What I'm up to

here's the deal

I have a new website! After almost ten years working and teaching in a major Canadian medical school and two more years abroad for a mid-career refit, this ship's had the barnacles scraped off, a fresh coat of paint applied and some fancy new skills to catch the winds with. It's time to slip the moorings, check the compass and plot a course. This time out I'm going to do the work that I love; the work that I get to do instead of the work I that I have to do. Care to join me for the trip? Check back soon while I add some of my illustration and design work, plus you can snicker as I rant and rave on a soon-to-be-blog.

medical illustration, design and healthcare

I'm an Illustrator, Designer and Educator specializing in health sciences. I love solving problems in this field. There's a great connection between the work we can do and the effect it has on practitioners, patients and, well, people. It could be designing a new system for packaging and delivering anaesthetics, developing models and phantoms for practising surgical procedures, showing the course of a tiny nerve never before shown, or the theoretical microscopic arrangement of crystalline calcium and proteins in bone -  they're all problems I've tackled. Actually, I just love learning. Fortunately for me, you can't solve these problems without doing a fair bit of research and learning a few new things in the process.

So if you have a tricky one on your hands, a "How might we make something that does something to make this thing a better thing", or even a "Why do those people/components/processes keep doing A when we want them to do B" kind of problem, let me take a look. As an artist and scientist, I have a good view of things and I make connections that others often miss. I'm pretty good at this. 

About me

Always good at art but with a degree in Biology, I originally trained as a medical illustrator and animator at the University of Toronto in Biomedical Communications. After three years as a freelance medical illustrator, I landed (kind of by accident) in the Education Program in Anatomy at McMaster University in Hamilton, Canada where I was charged with managing the lab and developing new learning resources. Almost ten years and a little over $2M later we had completely renovated the anatomy facilities. We built a surgical skills lab and overhauled how we teach human anatomy and how students access it. One mark of our success was the day I noticed students studying in the lab. The lab had become so comfortable and easy to be in, though, that they weren't even studying anatomy. They were working on a group project for another health sciences course. Perfect considering just two years before students wouldn't even enter the lab unless they absolutely had to. Meanwhile, I designed and taught both an interprofessional gross anatomy dissection course and an introductory scientific illustration course, wrote and self-published one book on ultrasound anatomy, and designed a completely new lab manual that balanced the requirements of distributed electronic learning - videos and interactive bits - with good old-fashioned paper. For that work I was a co-recipient for the President's Medal for outstanding service. Phewf. And each Halloween we hosted an incredible annual pumpkin carving contest right in the lab. Alas, but my feet began to itch...

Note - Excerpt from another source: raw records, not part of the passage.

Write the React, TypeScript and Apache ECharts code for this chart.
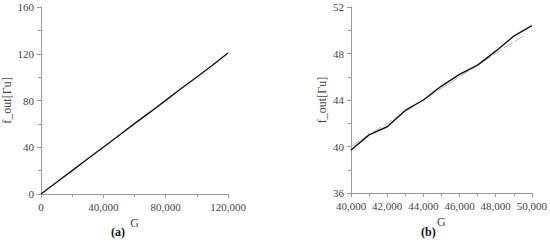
import React, { useEffect, useRef } from "react";
import * as echarts from "echarts";

// (a) full range
const gA = [0, 10000, 20000, 30000, 40000, 50000, 60000, 70000, 80000, 90000, 100000, 110000, 120000];
const fA = [0, 10.1, 20.0, 30.2, 40.0, 50.1, 60.2, 70.0, 80.1, 90.3, 100.1, 110.2, 120.6];
// (b) zoomed range
const gB = [40000, 41000, 42000, 43000, 44000, 45000, 46000, 47000, 48000, 49000, 50000];
const fB = [39.7, 41.0, 41.7, 43.1, 44.0, 45.2, 46.2, 47.0, 48.2, 49.5, 50.4];
// fitted reference line in (b)
const gFit = [40000, 49700];
const fFit = [40.0, 49.7];

const FONT = "Liberation Serif";
const AXIS = "#9a9a9a";
const TXT = "#444";

function axisCommon() {
  return {
    axisLine: { show: true, lineStyle: { color: AXIS, width: 1 } },
    axisTick: { show: true, inside: false, length: 4, lineStyle: { color: AXIS } },
    minorTick: { show: true, splitNumber: 2, length: 3, lineStyle: { color: AXIS } },
    splitLine: { show: false },
    axisLabel: { color: TXT, fontFamily: FONT, fontSize: 11, margin: 7 },
    nameTextStyle: { color: TXT, fontFamily: FONT, fontSize: 12 },
  };
}

export default function App() {
  const ref = useRef<HTMLDivElement>(null);
  useEffect(() => {
    if (!ref.current) return;
    const chart = echarts.init(ref.current, null, { renderer: "svg" });
    const fmt = (v: number) => v.toLocaleString("en-US");
    chart.setOption({
      animation: false,
      backgroundColor: "#fff",
      grid: [
        { left: 41, top: 7, width: 187, height: 187 },
        { left: 351, top: 7, width: 185, height: 186 },
      ],
      xAxis: [
        {
          ...axisCommon(), gridIndex: 0, type: "value", min: 0, max: 120000, interval: 40000,
          name: "G", nameLocation: "middle", nameGap: 17,
          axisLabel: { ...axisCommon().axisLabel, formatter: fmt },
        },
        {
          ...axisCommon(), gridIndex: 1, type: "value", min: 40000, max: 50000, interval: 2000,
          name: "G", nameLocation: "middle", nameGap: 17,
          axisLabel: { ...axisCommon().axisLabel, formatter: fmt },
        },
      ],
      yAxis: [
        {
          ...axisCommon(), gridIndex: 0, type: "value", min: 0, max: 160, interval: 40,
          name: "f_out[Γu]", nameLocation: "middle", nameGap: 28,
        },
        {
          ...axisCommon(), gridIndex: 1, type: "value", min: 36, max: 52, interval: 4,
          name: "f_out[Γu]", nameLocation: "middle", nameGap: 23,
        },
      ],
      series: [
        {
          type: "line", xAxisIndex: 0, yAxisIndex: 0, showSymbol: false,
          data: gA.map((g, i) => [g, fA[i]]),
          lineStyle: { color: "#111", width: 1.4 },
        },
        {
          type: "line", xAxisIndex: 1, yAxisIndex: 1, showSymbol: false,
          data: gFit.map((g, i) => [g, fFit[i]]),
          lineStyle: { color: "#b5b5b5", width: 1, type: [10, 3] },
          z: 1,
        },
        {
          type: "line", xAxisIndex: 1, yAxisIndex: 1, showSymbol: false,
          data: gB.map((g, i) => [g, fB[i]]),
          lineStyle: { color: "#111", width: 1.4 },
          z: 2,
        },
      ],
      graphic: [
        {
          type: "text", left: 111, top: 226,
          style: { text: "(a)", fontFamily: FONT, fontSize: 12, fontWeight: "bold", fill: "#111" },
        },
        {
          type: "text", left: 421, top: 226,
          style: { text: "(b)", fontFamily: FONT, fontSize: 12, fontWeight: "bold", fill: "#111" },
        },
      ],
    });
    return () => chart.dispose();
  }, []);
  return (
    <div
      ref={ref}
      style={{ position: "fixed", left: 0, top: 0, width: 550, height: 243 }}
    />
  );
}
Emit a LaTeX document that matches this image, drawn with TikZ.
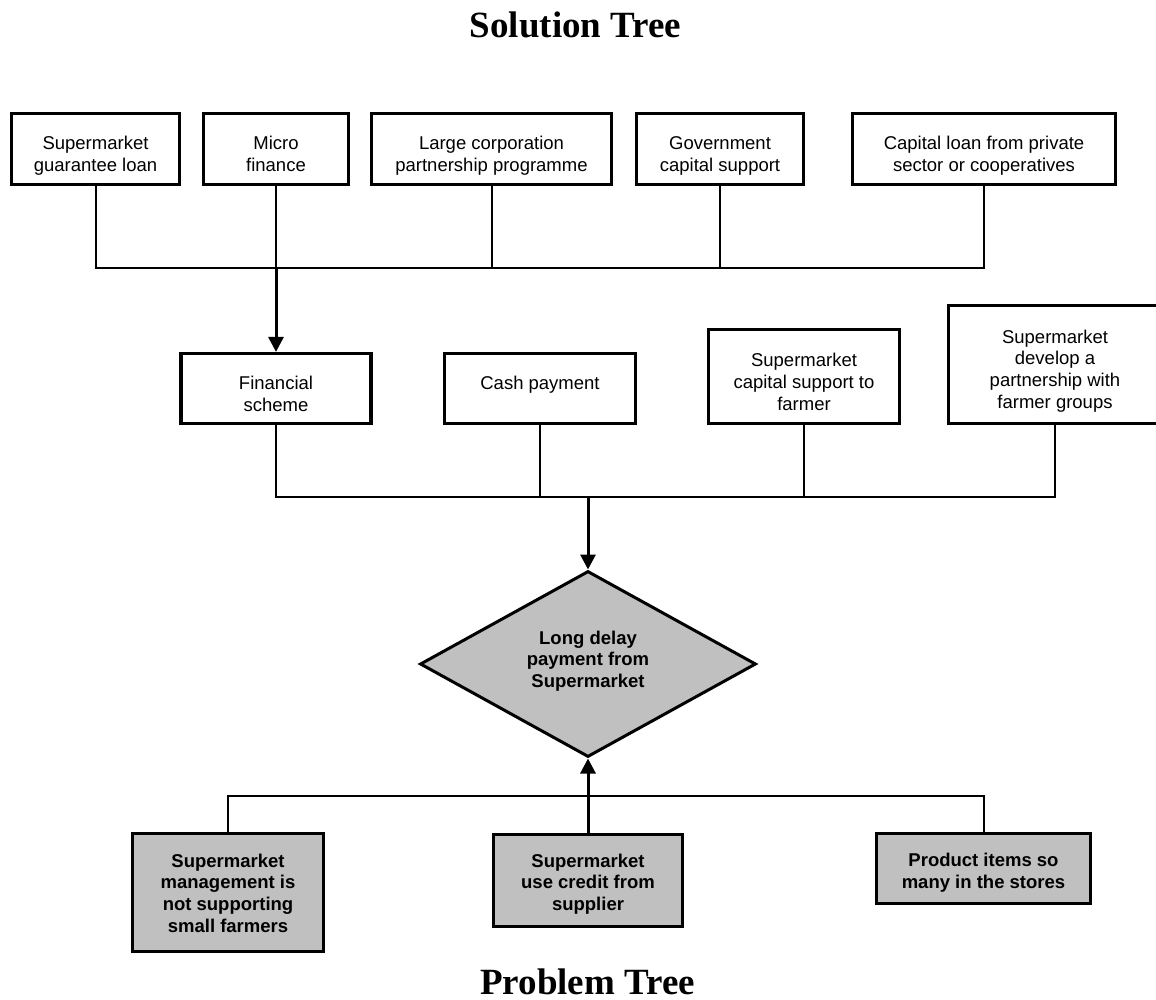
\documentclass[tikz,border=0pt]{standalone}
\usepackage{fontspec}
\setmainfont{Liberation Sans}
\newfontfamily\headfont{Liberation Serif}
\usetikzlibrary{arrows.meta,shapes.geometric}
\definecolor{shade}{HTML}{C0C0C0}
\begin{document}
\begin{tikzpicture}[x=1pt,y=-1pt,
  solbox/.style={draw,line width=3.2pt,rectangle,inner sep=0pt,fill=white},
  probbox/.style={solbox,fill=shade},
  txt/.style={align=center,inner sep=0pt,font=\fontsize{18.5}{21.7}\selectfont},
  btxt/.style={align=center,inner sep=0pt,font=\fontsize{18.5}{21.7}\selectfont\bfseries},
  conn/.style={line width=2pt},
  arr/.style={line width=3pt,-{Triangle[width=15pt,length=15pt]}},
  heading/.style={font=\headfont\bfseries\fontsize{37}{44}\selectfont,anchor=base,inner sep=0pt}]

% canvas
\useasboundingbox (0,0) rectangle (1156,1000);
\fill[white] (0,0) rectangle (1156,1000);
\clip (0,0) rectangle (1156,1000);

% headings
\node[heading] (soltitle) at (575.5,38) {Solution Tree};
\node[heading] (probtitle) at (587.5,994) {Problem Tree};

% ---- solution tree: financing options ----
\node[solbox,minimum width=168,minimum height=71] (s1) at (95.5,149) {};
\node[solbox,minimum width=145,minimum height=71] (s2) at (276,149) {};
\node[solbox,minimum width=240,minimum height=71] (s3) at (491.5,149) {};
\node[solbox,minimum width=167,minimum height=71] (s4) at (720,149) {};
\node[solbox,minimum width=263,minimum height=71] (s5) at (984,149) {};
\node[txt] (s1t) at (95.5,156) {Supermarket\\guarantee loan};
\node[txt] (s2t) at (276,154) {Micro\\finance};
\node[txt] (s3t) at (491.5,156) {Large corporation\\partnership programme};
\node[txt] (s4t) at (720,156) {Government\\capital support};
\node[txt] (s5t) at (984,156) {Capital loan from private\\sector or cooperatives};

% ---- solution tree: measures ----
\node[solbox,minimum width=190,minimum height=70] (fin) at (276,388.5) {};
\node[solbox,minimum width=191,minimum height=70] (cash) at (540,388.5) {};
\node[solbox,minimum width=191,minimum height=94] (cap) at (804,376.5) {};
\node[solbox,minimum width=213,minimum height=118] (part) at (1055,364.5) {};
\node[txt] (fint) at (276,394) {Financial\\scheme};
\node[txt] (casht) at (540,385) {Cash payment};
\node[txt] (capt) at (804,382) {Supermarket\\capital support to\\farmer};
\node[txt] (partt) at (1055,371) {Supermarket\\develop a\\partnership with\\farmer groups};

% ---- core problem ----
\node[diamond,draw,line width=3pt,fill=shade,inner sep=0pt,
      minimum width=336,minimum height=186] (core) at (588,664) {};
\node[btxt] (coret) at (588,661) {Long delay\\payment from\\Supermarket};

% ---- problem tree: causes ----
\node[probbox,minimum width=191,minimum height=118] (c1) at (228,892.5) {};
\node[probbox,minimum width=189,minimum height=92] (c2) at (588,880.5) {};
\node[probbox,minimum width=214,minimum height=70] (c3) at (983.5,868.5) {};
\node[btxt] (c1t) at (228,893) {Supermarket\\management is\\not supporting\\small farmers};
\node[btxt] (c2t) at (588,884) {Supermarket\\use credit from\\supplier};
\node[btxt] (c3t) at (983.5,873) {Product items so\\many in the stores};

% ---- connectors ----
\coordinate (j1) at (276,268);
\draw[conn] (s1.south) |- (j1) -| (s5.south);
\draw[conn] (s2.south) -- (s2.south |- j1);
\draw[conn] (s3.south) -- (s3.south |- j1);
\draw[conn] (s4.south) -- (s4.south |- j1);
\draw[arr] (j1) -- (fin.north);

\coordinate (j2) at (588,497);
\draw[conn] (fin.south) |- (j2) -| (part.south);
\draw[conn] (cash.south) -- (cash.south |- j2);
\draw[conn] (cap.south) -- (cap.south |- j2);
\draw[arr] (j2) -- (core.north);

\coordinate (j3) at (588,796);
\draw[conn] (c1.north) |- (j3) -| (c3.north);
\draw[arr] (c2.north) -- (core.south);
\end{tikzpicture}
\end{document}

With M.Sc #2 in hand from Ireland's National College of Art & Design, University College Dublin

With M.Sc #2 in hand from Ireland's National College of Art & Design, University College Dublin

With a nice reputation in Anatomy for being a creative and capable problem solver, I started to get visits from local surgeons and specialists, each asking a similar question: "How can I develop this idea I have for a... [insert invention, new system or technique]?". The challenges were fascinating ones, totally doable if we could figure out a few aspects of them. But they were also equally frustrating; I really wanted to solve these problems and help make these new tools, but I knew little about developing new medical devices. So I decided to learn. I took a year of academic leave, moved to Dublin and did a second M.Sc in Medical Device Design at the Irish National College of Art of Design and University College Dublin. It was great! Human factors, design methodology, CAD work, shop-work, biomechanics, biosensing; the art and graphics skills plus all those years in human anatomy now have a perfect new complementary skillset with which to make some new magic happen.

Currently I work for a small Irish medical device (re-)start-up as a Design & Development Engineer. We're developing clever little devices for economically and safely delivering anaesthetic to patients in ICU. I will have filed my first two patents before the end of 2016. I live in Dublin, Ireland and Dundas, Ontario, Canada.